McCammon: Right, and I think that there are plenty of news organizations out there, and the websites and all that, that do a bit more advocacy than what NPR does. But we do try very hard to be as objective as possible, to just put things in context but not tell people what to think, to let them reach their own conclusions. We have a lot of respect for our audience. That is where I’m coming from. I don’t think there’s anything wrong with opinion journalism or taking your perspective or labeling them, but that’s a little bit different kind of journalism than what we do, and there’s a role for all of it.
That being said, one of the reasons that I really value trying to be as objective and fair as possible — granting that no one is perfectly able to do that because we’re all human, but at least having that as an ideal — is that that is a starting place from which to work. It’s sort of a baseline. I mentioned evolution earlier; I grew up being taught that evolution wasn’t a real thing, and it is. If you go at something like a question like that, like where did humans come from, with a preconceived idea that one conclusion is impossible to be correct, it’s unlikely that you’re going to arrive at truth.

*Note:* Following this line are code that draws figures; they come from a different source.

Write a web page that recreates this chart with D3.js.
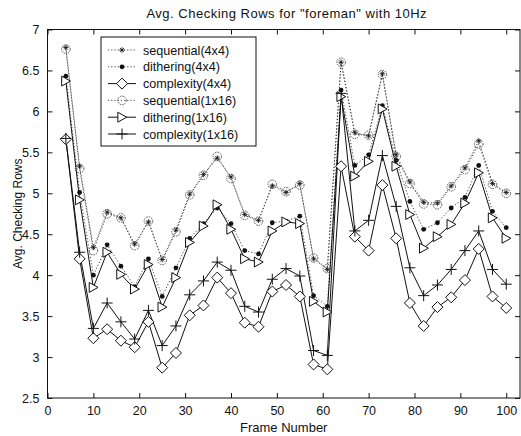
<!DOCTYPE html>
<html><head><meta charset="utf-8">
<script src="https://cdn.jsdelivr.net/npm/d3@7"></script>
<style>
html,body{margin:0;padding:0;background:#fff;}
svg text{font-family:"Liberation Sans",Arial,sans-serif;fill:#111;}
</style></head>
<body><svg id="c" width="521" height="436"></svg>
<script>
const frames = [4,7,10,13,16,19,22,25,28,31,34,37,40,43,46,49,52,55,58,61,64,67,70,73,76,79,82,85,88,91,94,97,100];
const seq4x4  = [6.78,5.33,4.34,4.77,4.70,4.38,4.65,4.19,4.55,4.99,5.23,5.43,5.20,4.74,4.67,5.09,5.01,5.12,4.20,4.07,6.60,5.74,5.70,6.46,5.47,5.14,4.89,4.88,5.09,5.31,5.64,5.12,5.01];
const dith4x4 = [6.43,5.01,4.00,4.37,4.11,3.86,4.20,3.74,4.09,4.45,4.63,4.82,4.63,4.30,4.26,4.64,4.66,4.72,3.75,3.62,6.26,5.34,5.47,6.07,5.40,4.90,4.56,4.64,4.82,4.95,5.34,4.78,4.58];
const comp4x4 = [5.66,4.20,3.23,3.34,3.20,3.12,3.43,2.87,3.05,3.51,3.63,3.97,3.78,3.42,3.37,3.80,3.88,3.74,2.91,2.85,5.33,4.47,4.30,5.10,4.45,3.66,3.38,3.61,3.73,3.94,4.32,3.74,3.60];
const seq1x16 = [6.76,5.30,4.30,4.75,4.70,4.36,4.66,4.18,4.53,4.98,5.22,5.45,5.18,4.73,4.66,5.11,5.02,5.10,4.21,4.08,6.60,5.72,5.71,6.45,5.45,5.12,4.87,4.86,5.08,5.29,5.60,5.11,5.00];
const dith1x16 = [6.37,4.92,3.85,4.28,4.01,3.83,4.13,3.61,3.97,4.40,4.60,4.86,4.56,4.20,4.16,4.54,4.65,4.63,3.68,3.55,6.18,5.21,5.39,6.03,5.33,4.74,4.33,4.47,4.62,4.88,5.25,4.70,4.45];
const comp1x16 = [5.67,4.28,3.35,3.66,3.43,3.22,3.57,3.14,3.38,3.76,3.93,4.16,4.06,3.62,3.55,3.95,4.08,3.99,3.08,3.02,6.22,4.54,4.67,5.46,4.84,4.09,3.75,3.88,4.07,4.30,4.54,4.07,3.89];
const seriesNames = ["sequential(4x4)","dithering(4x4)","complexity(4x4)","sequential(1x16)","dithering(1x16)","complexity(1x16)"];
const xTicks = [0,10,20,30,40,50,60,70,80,90,100];
const yTicks = [2.5,3,3.5,4,4.5,5,5.5,6,6.5,7];
const titleText = 'Avg. Checking Rows for "foreman" with 10Hz';
const xLabel = "Frame Number";
const yLabel = "Avg. Checking Rows";

const styles = [
  {data: seq4x4,  dash: "1.2,2", marker: "star"},
  {data: dith4x4, dash: "1.2,2", marker: "dot"},
  {data: comp4x4, dash: null,    marker: "diamond"},
  {data: seq1x16, dash: "1.2,2", marker: "circle"},
  {data: dith1x16,dash: null,    marker: "triangle"},
  {data: comp1x16,dash: null,    marker: "plus"}
];

const svg = d3.select("#c");
const L = 47.5, R = 520, T = 29.5, B = 398;
const x = d3.scaleLinear().domain([0, 103]).range([L, R]);
const y = d3.scaleLinear().domain([2.5, 7]).range([B, T]);

function markerPath(type, s) {
  const p = d3.path();
  if (type === "diamond") { p.moveTo(0,-s); p.lineTo(s,0); p.lineTo(0,s); p.lineTo(-s,0); p.closePath(); }
  else if (type === "triangle") { p.moveTo(s*0.9,0); p.lineTo(-s*0.8,-s*0.95); p.lineTo(-s*0.8,s*0.95); p.closePath(); }
  else if (type === "plus") { p.moveTo(-s,0); p.lineTo(s,0); p.moveTo(0,-s); p.lineTo(0,s); }
  else if (type === "star") { p.moveTo(-s,0); p.lineTo(s,0); p.moveTo(0,-s); p.lineTo(0,s);
    const d = s*0.7; p.moveTo(-d,-d); p.lineTo(d,d); p.moveTo(-d,d); p.lineTo(d,-d); }
  return p.toString();
}
function drawMarker(g, type, cx, cy) {
  if (type === "circle") {
    g.append("circle").attr("cx",cx).attr("cy",cy).attr("r",4.3).attr("fill","none").attr("stroke","#444").attr("stroke-width",0.9).attr("stroke-dasharray","1.5,1");
  } else if (type === "dot") {
    g.append("circle").attr("cx",cx).attr("cy",cy).attr("r",2.4).attr("fill","#111");
  } else {
    const sz = {diamond:5.5, triangle:5.2, plus:5.5, star:2.8}[type];
    g.append("path").attr("d", markerPath(type, sz)).attr("transform",`translate(${cx},${cy})`)
      .attr("fill", (type==="diamond"||type==="triangle") ? "#fff" : "none")
      .attr("stroke", "#111").attr("stroke-width", type==="star"?0.8:1);
  }
}

// frame
svg.append("rect").attr("x",L).attr("y",T).attr("width",R-L).attr("height",B-T).attr("fill","#fff").attr("stroke","#111").attr("stroke-width",1);

// axes with inward ticks
const xAxisB = d3.axisBottom(x).tickValues(xTicks).tickSizeInner(-5).tickSizeOuter(0).tickPadding(8);
const xAxisT = d3.axisTop(x).tickValues(xTicks).tickSizeInner(-5).tickSizeOuter(0).tickFormat("");
const yAxisL = d3.axisLeft(y).tickValues(yTicks).tickSizeInner(-5).tickSizeOuter(0).tickPadding(8).tickFormat(d3.format("~g"));
const yAxisR = d3.axisRight(y).tickValues(yTicks).tickSizeInner(-5).tickSizeOuter(0).tickFormat("");
function style(g){ g.select(".domain").remove(); g.selectAll("line").attr("stroke","#111"); g.selectAll("text").attr("font-size",12.5).attr("fill","#111").style("font-family",'"Liberation Sans",Arial,sans-serif'); }
svg.append("g").attr("transform",`translate(0,${B})`).call(xAxisB).call(style);
svg.append("g").attr("transform",`translate(0,${T})`).call(xAxisT).call(style);
svg.append("g").attr("transform",`translate(${L},0)`).call(yAxisL).call(style);
svg.append("g").attr("transform",`translate(${R},0)`).call(yAxisR).call(style);

// series
const line = d3.line().x((d,i)=>x(frames[i])).y(d=>y(d));
styles.forEach(s => {
  svg.append("path").datum(s.data).attr("d", line).attr("fill","none")
    .attr("stroke", s.dash ? "#333" : "#111").attr("stroke-width", s.dash ? 0.9 : 1)
    .attr("stroke-dasharray", s.dash);
});
styles.forEach(s => {
  const g = svg.append("g");
  s.data.forEach((v,i) => drawMarker(g, s.marker, x(frames[i]), y(v)));
});

// legend
const lg = svg.append("g");
lg.append("rect").attr("x",101).attr("y",37).attr("width",155).attr("height",109).attr("fill","#fff").attr("stroke","#111").attr("stroke-width",1);
seriesNames.forEach((name,i) => {
  const cy = 50 + i*16.8;
  const st = styles[i];
  lg.append("line").attr("x1",108).attr("x2",136).attr("y1",cy).attr("y2",cy)
    .attr("stroke", st.dash ? "#333" : "#111").attr("stroke-width", st.dash?0.9:1).attr("stroke-dasharray", st.dash);
  drawMarker(lg, st.marker, 122, cy);
  lg.append("text").attr("x",143).attr("y",cy+4.5).attr("font-size",12.6).text(name);
});

// title & labels
svg.append("text").attr("x",(L+R)/2+3).attr("y",17.5).attr("text-anchor","middle").attr("font-size",13).attr("letter-spacing",0.5).text(titleText);
svg.append("text").attr("x",(L+R)/2).attr("y",432).attr("text-anchor","middle").attr("font-size",13).text(xLabel);
svg.append("text").attr("transform",`translate(22,${(T+B)/2}) rotate(-90)`).attr("text-anchor","middle").attr("font-size",12).text(yLabel);
</script></body></html>
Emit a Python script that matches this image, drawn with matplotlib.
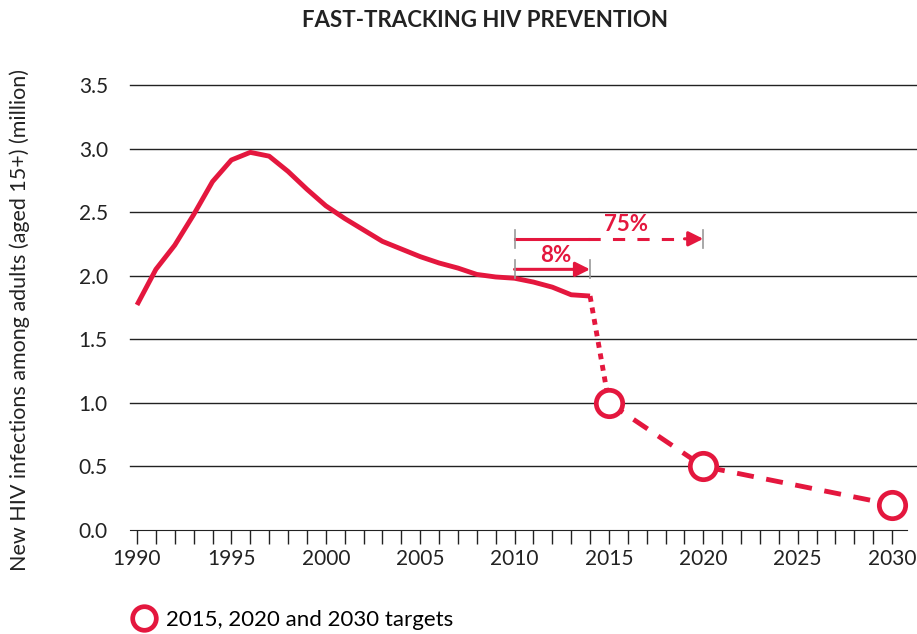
import matplotlib.pyplot as plt
from matplotlib.lines import Line2D

plt.rcParams['font.family'] = ['Lato', 'DejaVu Sans']

RED = '#e4173e'

# historical estimates (million)
years = list(range(1990, 2015))
infections = [1.77, 2.05, 2.24, 2.48, 2.74, 2.91, 2.97, 2.94, 2.82, 2.68,
              2.55, 2.45, 2.36, 2.27, 2.21, 2.15, 2.10, 2.06, 2.01, 1.99,
              1.98, 1.95, 1.91, 1.85, 1.84]

# targets
target_years = [2015, 2020, 2030]
target_values = [1.0, 0.5, 0.2]

# reduction arrows: (label, start, end, height)
arrow_8 = ('8%', 2010, 2014, 2.05)
arrow_75 = ('75%', 2010, 2020, 2.29)

fig = plt.figure(figsize=(9.17, 6.34), dpi=100)
ax = fig.add_axes([0.1418, 0.164, 0.8582, 0.702])

for y in [0.5, 1.0, 1.5, 2.0, 2.5, 3.0, 3.5]:
    ax.axhline(y, color='#222222', lw=1.0, zorder=1, clip_on=False)

ax.plot(years, infections, color=RED, lw=3.5, solid_capstyle='butt', zorder=3)
ax.plot([years[-1], target_years[0]], [infections[-1], target_values[0]],
        color=RED, lw=3.5, dashes=(1.2, 1.2), zorder=3)
ax.plot(target_years, target_values, color=RED, lw=3.5, dashes=(3.5, 2.6), zorder=3)
ax.plot(target_years, target_values, 'o', ms=19, mfc='white', mec=RED,
        mew=3.4, zorder=4, clip_on=False)

# 8% arrow
lab, x0, x1, h = arrow_8
ax.annotate('', xy=(x1, h), xytext=(x0, h),
            arrowprops=dict(arrowstyle='-|>', color=RED, lw=2.2, mutation_scale=22,
                            shrinkA=0, shrinkB=0), zorder=5)
for x in (x0, x1):
    ax.plot([x, x], [h - 0.07, h + 0.07], color='#999999', lw=1.2, zorder=5)
ax.text((x0 + x1) / 2 + 0.2, h + 0.025, lab, color=RED, fontsize=16,
        fontweight='bold', ha='center', va='bottom')

# 75% arrow (solid start, dashed rest)
lab, x0, x1, h = arrow_75
ax.plot([x0, x0 + 3.9], [h, h], color=RED, lw=2.2, zorder=5)
ax.plot([x0 + 3.9, x1 - 0.9], [h, h], color=RED, lw=2.2, dashes=(4, 4), zorder=5)
ax.annotate('', xy=(x1, h), xytext=(x1 - 1.0, h),
            arrowprops=dict(arrowstyle='-|>', color=RED, lw=2.2, mutation_scale=22,
                            shrinkA=0, shrinkB=0), zorder=5)
for x in (x0, x1):
    ax.plot([x, x], [h - 0.07, h + 0.07], color='#999999', lw=1.2, zorder=5)
ax.text(2015.9, h + 0.03, lab, color=RED, fontsize=16, fontweight='bold',
        ha='center', va='bottom')

ax.set_xlim(1989.63, 2031.32)
ax.set_ylim(0, 3.5)
ax.set_xticks(range(1990, 2031))
ax.set_xticklabels([str(y) if y % 5 == 0 else '' for y in range(1990, 2031)])
ax.set_yticks([0, 0.5, 1.0, 1.5, 2.0, 2.5, 3.0, 3.5])
ax.set_yticklabels(['0.0', '0.5', '1.0', '1.5', '2.0', '2.5', '3.0', '3.5'])
ax.tick_params(axis='x', length=10, width=1, color='#222222', labelsize=15,
               pad=4, labelcolor='#222222')
ax.tick_params(axis='y', length=0, labelsize=15, pad=16, labelcolor='#222222')

for s in ['top', 'right', 'left']:
    ax.spines[s].set_visible(False)
ax.spines['bottom'].set_color('#222222')
ax.spines['bottom'].set_bounds(1989.63, 2030.8)

fig.text(0.021, 0.495, 'New HIV infections among adults (aged 15+) (million)',
         fontsize=15.5, color='#222222', rotation=90, ha='center', va='center')

fig.text(0.529, 0.968, 'FAST-TRACKING HIV PREVENTION', fontsize=16,
         fontweight='bold', ha='center', va='center', color='#222222')

handle = Line2D([], [], ls='none', marker='o', ms=17, mfc='white', mec=RED,
                mew=3.4)
fig.legend([handle], ['2015, 2020 and 2030 targets'], loc='center left',
           bbox_to_anchor=(0.13, 0.022), frameon=False, fontsize=16,
           handletextpad=0.4, borderpad=0, handlelength=1.2)

fig.savefig('out.png', dpi=100)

This sounds really good in theory, and it’s sometimes hard to put in practice because, again, we all have our biases that come from our culture or upbringing or whatever. But I at least think somebody needs to be striving to lay out the facts, and from there the next layer is opinion and advocacy. But I don’t want to do that. In fact, there was a time when I was younger and I thought I wanted to be a political science major and go into politics. I found myself just frustrated with the rancorousness of politics, even at 18. I spent some time in Washington doing a little bit of interning and that kind of work, and I just came away from it going, “I don’t want to do this. I don’t want to take a side. I’m much more interested in the questions and the process than the answers themselves.” And so, for me, I think this is where I belong.